Preload the cache in WP Super Cache

See that nice dip in the graph for this week? I started to preload the cache used by WP Super Cache last Sunday and it’s made a noticeable difference in the load on my server here. The big spike is the preloading process.

I’ve always discouraged users from preloading the cache (Askapache Crazy Cache will do this for any cache plugin), mainly because of the possible problems so many files will cause for hosting companies. If you have thousands of cache files, it’s going to take so much longer to recover from a disk crash.
On the other hand, Google will now be using speed as a metric for judging how “good” a website is. In the past this plugin ignored the pages visited by bots because the bots only visited each page once so caching a page after the fact was pointless. The page, all pages, have to be cached first before Google ever visits.
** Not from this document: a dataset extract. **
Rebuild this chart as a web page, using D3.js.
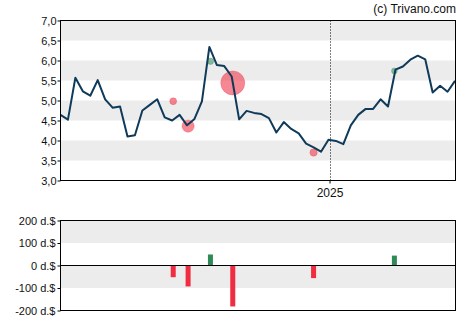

That’s what it looks like. Once you start preloading it launches a wp-cron job to fetch 100 posts, then schedules another job 10 seconds in the future to fetch another 100 posts until it finishes. It also disables garbage collection of old pages, but making comments or posts will still clear out the appropriate cached files.
It only caches single posts right now. It may not be worth caching archive or tag pages because many sites already tell bots to ignore those pages as the server is doing less work it will serve those archive pages more quickly anyway.

The preloading only works if you’re using the plugin in Supercache or “ON” mode. It’s still a work in progress but has worked fine here. As well as the preloader the development version of the plugin has:

  1. Better support for mobile plugins.
  2. A cache tester.
  3. Can be configured to only delete the page a comment is left on, rather than the front page and associated pages.
  4. Works in WordPress 3.0.

It also has a number of bug fixes and other features added too.

I need testers though, so grab the development version from the download page. Install it and please leave feedback here or preferably on the support forum.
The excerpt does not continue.